I mentioned earlier in my story when I join up that my best friend Tom Boomer and I joined up together and both volunteered for the Royal Ulster Rifles we stayed together for a long time in the Royal Ulster Rifles until we were both taken for commissions.
Tom was commissioned into his own regiment the Royal Ulster Rifles he was a lovely lad but unfortunately as a young Second Lieutenant he was reported missing on his first day when he landed at Anzio on 8 February 1944. His body was never found, so he was killed, such a sad thing.
So I journeyed back to Northern Ireland, unfortunately it was nearly impossible to get accommodation. There was myself as a disabled ex-army officer and my wife as a German refugee who had served in the RAF but no matter where we went, Belfast Corporation everywhere, no housing was available. It became common practice at that time; talk was that unless you paid a back-hander you would never get a house.
So I lived in a dundering inn of a place three miles from Donaghadee a tumbled down cottage, no electric, no water, dry toilets I had to cycle a mile on a bicycle to get a bucket of water for drinking and very little money, I mean you don't get much of a chance to save in the British Army and you weren't all that well paid.
Although I had a long leave I went back to the firm I worked for before the war, the firm of Lyle and Kinahan, I had worked for them for five years before I joined up and each time I was on leave they were keen that I should come back after the war otherwise I might have stayed on in the Army because they did ask me to stay on when it was due for my release, and I often think afterwards that I was foolish not to have done it.
When I went back to Lyle and Kinahan they offered me a job providing that I would start immediately and work a lot of unpaid overtime because it was the end of their financial year and they were badly behind with their work but the salary they offered me was 拢200 per year, it seems unbelievable, however, I had to take the job and I continued working for them and worked hard and in many ways made myself indispensable.

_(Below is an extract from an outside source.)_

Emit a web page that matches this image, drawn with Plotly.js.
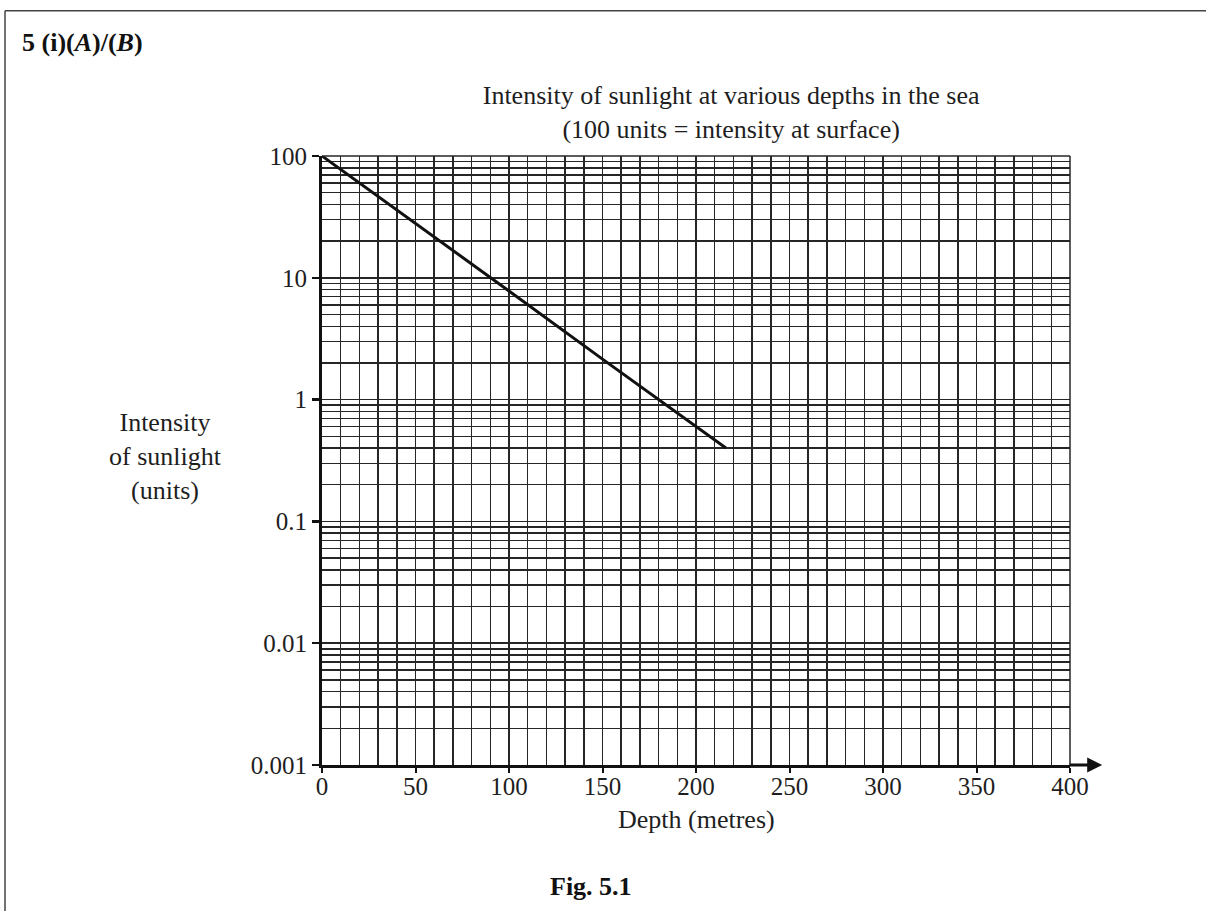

When the first manager's job came available I was the only one fit to do it and when Sir Robin Kinahan became Lord Mayor I was the only person in the firm fit to run it and I was made a Director. I was good at studying, I finished up actually as Director of Lyle and Kinahan in charge of their wine and spirit department, at that time they were the biggest wine merchant in Ireland and I became a wine expert, I was understood to be one of the best trained people in the trade. I knew how to blend whiskey, I knew how to look after and bottle wine and I got on very well with our best customers and had some of the best customers in Northern Ireland tied to me, the like of Short Brothers and Harland's Club.
I got on remarkably well and the company bought a number of other companies, Larne Mineral Water Company, Hamilton Todds of Coleraine, William McClelland and Sons of Ballymena and Ballymoney and Belfast and I was a Director of all those companies as well.
It was very hard work but eventually the company was bought over by Charingtons and then later on Charingtons were bought over by Bass, so I finished my working life working for Bass. I had to retire early; I retired at 59 because my wartime injuries were getting worse and worse and at one stage I was in a wheel chair.
I hope my story is of interest to you and I can assure you that everything in it is absolutely true, nothing added and only a little left out. Thank you for reading and good-bye.